The plump snowflakes that glistened as they fell in front of the stage spotlights couldn’t deter holiday revelers in Spokane Valley on Thursday night, as families gathered in front of the old University City Mall to celebrate the third annual Festival of Lights.
“Now, who said a little bit of snow is going to slow this group down?” Councilman Mike DeVleming said with a grin almost as bright as his neon-green stocking cap.
Some 60 kids festooned in red Christmas hats jiggled merrily on the platform behind him, in spite of the 30-degree weather.
As the festivities got under way, about 150 people gathered to see Sunrise Elementary’s Solar Energy Choir, solo performances by local talent Amada Tsubota and the big elf himself.
“It’s a great thing for the community,” said Jeni Watts as her daughter MacKynzie, 10, sang in the choir.
The crowd was far smaller than last year, something organizers attributed to the weather challenges that come with a white Christmas.
All the same, young and old said they had a good time, many cradling cups of complimentary hot chocolate.
After a few carols, Santa Claus made an impressive entrance riding in an armored personnel carrier, courtesy of the Sheriff’s Department.
Until then, the choir’s performance had been the best part of the night for Juliann Runolfson and her sons – Zach, 3, and Austin, almost 2.
“We’ve changed our mind,” Runolfson said.
“It’s Santa showing up on a Humvee, or whatever.”
Saint Nick then guided the children in a couple more songs before their shouts finally commanded that the tree be lit.
When he asked the children what they wanted for Christmas, the answers ranged from stuffed animals to a portable DVD player.
In an interview afterward, Mr.
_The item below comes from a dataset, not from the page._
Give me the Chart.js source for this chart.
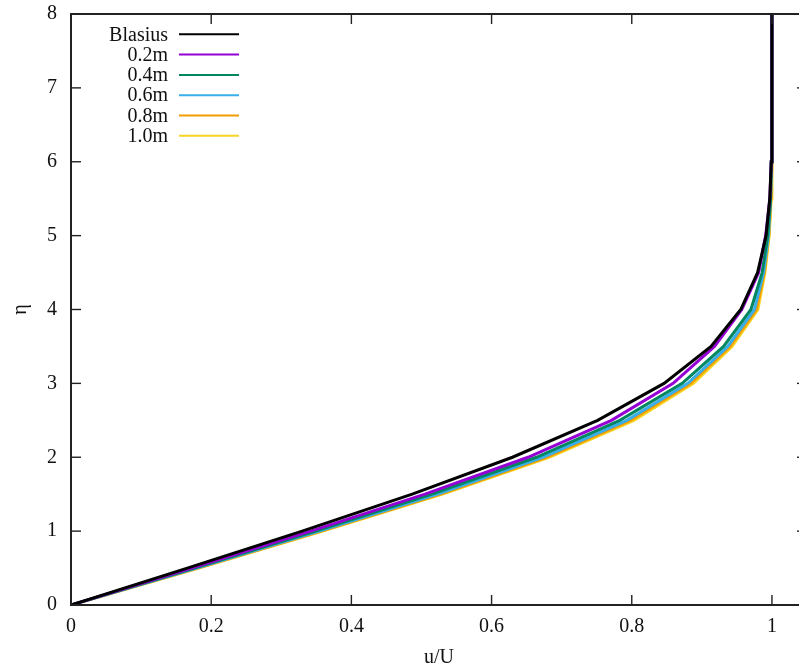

Claus said that, overall, the children in Spokane Valley had been pretty good this year, and that he really liked the city’s tree.
The 30-foot synthetic pine was purchased with $12,000 raised when then-Mayor DeVleming started the festival in 2003.
The city does not officially sponsor the event.
“It really is the start of a community event that really needs to keep on rolling,” DeVleming said afterward, between praising fourth- and fifth-graders from the choir and helping volunteers pack up.
Festival organizers raised about $1,200 this year, not to mention the donated refreshments and the assistance of workers from a few utility companies who helped him set up the tree, DeVleming said.
In the off-season, the city’s Christmas tree is stored in the old J.C. Penney building at U-City.
Until then, it will shine as Spokane Valley’s gesture of Christmas tidings to all who pass on Sprague Avenue.